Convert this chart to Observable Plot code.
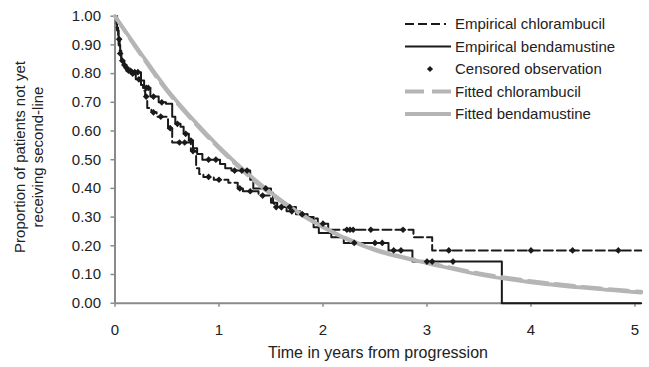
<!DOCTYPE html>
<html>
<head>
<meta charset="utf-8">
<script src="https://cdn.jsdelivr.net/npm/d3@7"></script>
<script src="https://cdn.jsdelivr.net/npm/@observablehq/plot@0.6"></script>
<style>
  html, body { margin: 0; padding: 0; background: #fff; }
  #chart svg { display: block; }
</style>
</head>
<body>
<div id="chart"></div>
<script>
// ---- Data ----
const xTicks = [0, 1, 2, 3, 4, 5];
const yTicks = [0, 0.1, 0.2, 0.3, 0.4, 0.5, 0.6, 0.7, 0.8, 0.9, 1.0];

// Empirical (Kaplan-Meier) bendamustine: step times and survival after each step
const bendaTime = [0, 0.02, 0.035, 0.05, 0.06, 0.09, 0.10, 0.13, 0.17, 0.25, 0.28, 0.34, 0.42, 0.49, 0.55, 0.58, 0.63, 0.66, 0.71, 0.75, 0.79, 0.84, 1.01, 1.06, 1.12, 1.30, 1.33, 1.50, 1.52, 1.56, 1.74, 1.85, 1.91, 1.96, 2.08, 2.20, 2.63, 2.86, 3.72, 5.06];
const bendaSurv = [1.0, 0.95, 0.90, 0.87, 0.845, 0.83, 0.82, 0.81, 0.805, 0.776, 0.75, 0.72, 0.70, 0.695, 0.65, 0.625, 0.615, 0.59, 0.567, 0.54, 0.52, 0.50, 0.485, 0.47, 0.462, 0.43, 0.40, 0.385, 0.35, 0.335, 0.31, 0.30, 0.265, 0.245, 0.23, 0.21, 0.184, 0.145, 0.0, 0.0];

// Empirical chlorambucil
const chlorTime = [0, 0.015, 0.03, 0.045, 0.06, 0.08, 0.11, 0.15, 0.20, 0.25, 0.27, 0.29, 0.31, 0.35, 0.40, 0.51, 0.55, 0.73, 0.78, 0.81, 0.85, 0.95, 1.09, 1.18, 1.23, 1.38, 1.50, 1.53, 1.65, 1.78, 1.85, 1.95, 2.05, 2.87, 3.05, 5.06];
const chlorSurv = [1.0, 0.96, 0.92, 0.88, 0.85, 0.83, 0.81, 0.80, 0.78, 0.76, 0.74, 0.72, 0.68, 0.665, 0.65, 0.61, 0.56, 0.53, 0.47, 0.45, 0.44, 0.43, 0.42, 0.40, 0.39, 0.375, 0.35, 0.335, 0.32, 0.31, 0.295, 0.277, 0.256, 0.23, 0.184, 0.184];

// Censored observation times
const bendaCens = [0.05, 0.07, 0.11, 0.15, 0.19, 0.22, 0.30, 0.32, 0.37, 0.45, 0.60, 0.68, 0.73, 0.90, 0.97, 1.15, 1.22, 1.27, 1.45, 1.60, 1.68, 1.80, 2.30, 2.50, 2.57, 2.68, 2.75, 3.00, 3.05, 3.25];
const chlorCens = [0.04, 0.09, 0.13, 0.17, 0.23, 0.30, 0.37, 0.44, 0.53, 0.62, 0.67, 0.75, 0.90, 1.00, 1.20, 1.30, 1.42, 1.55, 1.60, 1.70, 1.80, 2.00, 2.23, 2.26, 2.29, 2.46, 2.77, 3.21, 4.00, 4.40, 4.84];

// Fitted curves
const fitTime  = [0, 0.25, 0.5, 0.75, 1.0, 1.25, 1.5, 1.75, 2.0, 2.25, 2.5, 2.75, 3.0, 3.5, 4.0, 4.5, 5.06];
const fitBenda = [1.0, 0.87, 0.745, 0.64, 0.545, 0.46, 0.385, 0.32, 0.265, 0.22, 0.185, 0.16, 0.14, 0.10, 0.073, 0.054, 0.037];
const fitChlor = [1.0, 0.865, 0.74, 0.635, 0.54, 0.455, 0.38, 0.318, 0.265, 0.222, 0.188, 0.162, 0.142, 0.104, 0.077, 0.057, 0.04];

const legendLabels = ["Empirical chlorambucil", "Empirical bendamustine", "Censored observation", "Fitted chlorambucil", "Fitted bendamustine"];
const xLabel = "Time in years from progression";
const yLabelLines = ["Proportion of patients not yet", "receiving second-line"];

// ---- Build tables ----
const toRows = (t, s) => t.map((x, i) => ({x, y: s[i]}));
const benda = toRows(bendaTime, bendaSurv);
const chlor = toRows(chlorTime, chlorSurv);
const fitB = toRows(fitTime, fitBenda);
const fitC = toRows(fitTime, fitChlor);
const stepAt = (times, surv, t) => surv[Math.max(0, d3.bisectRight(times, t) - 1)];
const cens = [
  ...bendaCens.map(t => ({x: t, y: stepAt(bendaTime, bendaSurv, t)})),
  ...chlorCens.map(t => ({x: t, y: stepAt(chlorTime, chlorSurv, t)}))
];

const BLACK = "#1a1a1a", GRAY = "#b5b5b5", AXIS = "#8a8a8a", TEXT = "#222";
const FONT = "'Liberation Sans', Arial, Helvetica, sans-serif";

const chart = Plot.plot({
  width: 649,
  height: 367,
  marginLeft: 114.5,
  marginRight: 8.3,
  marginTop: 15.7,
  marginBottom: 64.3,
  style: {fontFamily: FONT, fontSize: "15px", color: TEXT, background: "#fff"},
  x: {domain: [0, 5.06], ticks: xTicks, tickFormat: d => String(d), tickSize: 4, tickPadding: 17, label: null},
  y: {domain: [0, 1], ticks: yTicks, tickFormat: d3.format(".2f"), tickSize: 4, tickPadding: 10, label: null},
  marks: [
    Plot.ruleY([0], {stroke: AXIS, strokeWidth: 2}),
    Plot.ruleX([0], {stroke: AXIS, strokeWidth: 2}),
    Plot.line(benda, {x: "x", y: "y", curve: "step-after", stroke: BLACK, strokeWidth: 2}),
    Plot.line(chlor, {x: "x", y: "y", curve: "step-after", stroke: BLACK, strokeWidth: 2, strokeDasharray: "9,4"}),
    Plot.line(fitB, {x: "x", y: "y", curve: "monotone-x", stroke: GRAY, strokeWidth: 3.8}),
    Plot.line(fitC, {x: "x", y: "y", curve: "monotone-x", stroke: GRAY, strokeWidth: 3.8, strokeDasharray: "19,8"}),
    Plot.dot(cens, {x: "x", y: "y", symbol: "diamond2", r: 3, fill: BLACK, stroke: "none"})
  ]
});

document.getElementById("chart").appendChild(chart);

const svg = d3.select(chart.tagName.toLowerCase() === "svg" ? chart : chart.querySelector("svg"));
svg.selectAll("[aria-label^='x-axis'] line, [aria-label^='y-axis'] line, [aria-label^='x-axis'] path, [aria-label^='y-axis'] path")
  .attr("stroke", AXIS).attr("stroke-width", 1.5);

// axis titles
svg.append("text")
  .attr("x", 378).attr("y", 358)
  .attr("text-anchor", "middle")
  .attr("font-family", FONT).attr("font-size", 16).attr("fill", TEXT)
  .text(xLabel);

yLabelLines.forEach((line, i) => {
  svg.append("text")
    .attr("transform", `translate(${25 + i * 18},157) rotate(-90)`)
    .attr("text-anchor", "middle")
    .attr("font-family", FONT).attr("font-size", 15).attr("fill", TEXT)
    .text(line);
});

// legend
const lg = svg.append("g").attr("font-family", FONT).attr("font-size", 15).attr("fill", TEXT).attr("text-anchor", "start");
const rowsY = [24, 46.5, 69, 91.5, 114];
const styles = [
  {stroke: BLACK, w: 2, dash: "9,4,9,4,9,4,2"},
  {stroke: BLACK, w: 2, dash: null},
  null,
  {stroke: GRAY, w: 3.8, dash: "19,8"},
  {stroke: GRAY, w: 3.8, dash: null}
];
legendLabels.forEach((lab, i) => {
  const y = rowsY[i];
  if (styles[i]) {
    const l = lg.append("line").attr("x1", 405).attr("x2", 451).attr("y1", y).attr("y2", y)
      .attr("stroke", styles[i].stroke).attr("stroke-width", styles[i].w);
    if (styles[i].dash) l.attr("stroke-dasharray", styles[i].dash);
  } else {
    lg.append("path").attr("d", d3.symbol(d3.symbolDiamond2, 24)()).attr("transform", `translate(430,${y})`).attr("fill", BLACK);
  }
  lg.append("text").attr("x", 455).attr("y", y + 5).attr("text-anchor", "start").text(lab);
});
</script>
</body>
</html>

++++

* **GIVEN PROBLEM**
Leave the pictures out and reproduce exactly the lines from the top of the listing above through the line with "0.8, 0.9, 1.0];".

* **TASK ANSWER**
Convert this chart to Observable Plot code.
<!DOCTYPE html>
<html>
<head>
<meta charset="utf-8">
<script src="https://cdn.jsdelivr.net/npm/d3@7"></script>
<script src="https://cdn.jsdelivr.net/npm/@observablehq/plot@0.6"></script>
<style>
  html, body { margin: 0; padding: 0; background: #fff; }
  #chart svg { display: block; }
</style>
</head>
<body>
<div id="chart"></div>
<script>
// ---- Data ----
const xTicks = [0, 1, 2, 3, 4, 5];
const yTicks = [0, 0.1, 0.2, 0.3, 0.4, 0.5, 0.6, 0.7, 0.8, 0.9, 1.0];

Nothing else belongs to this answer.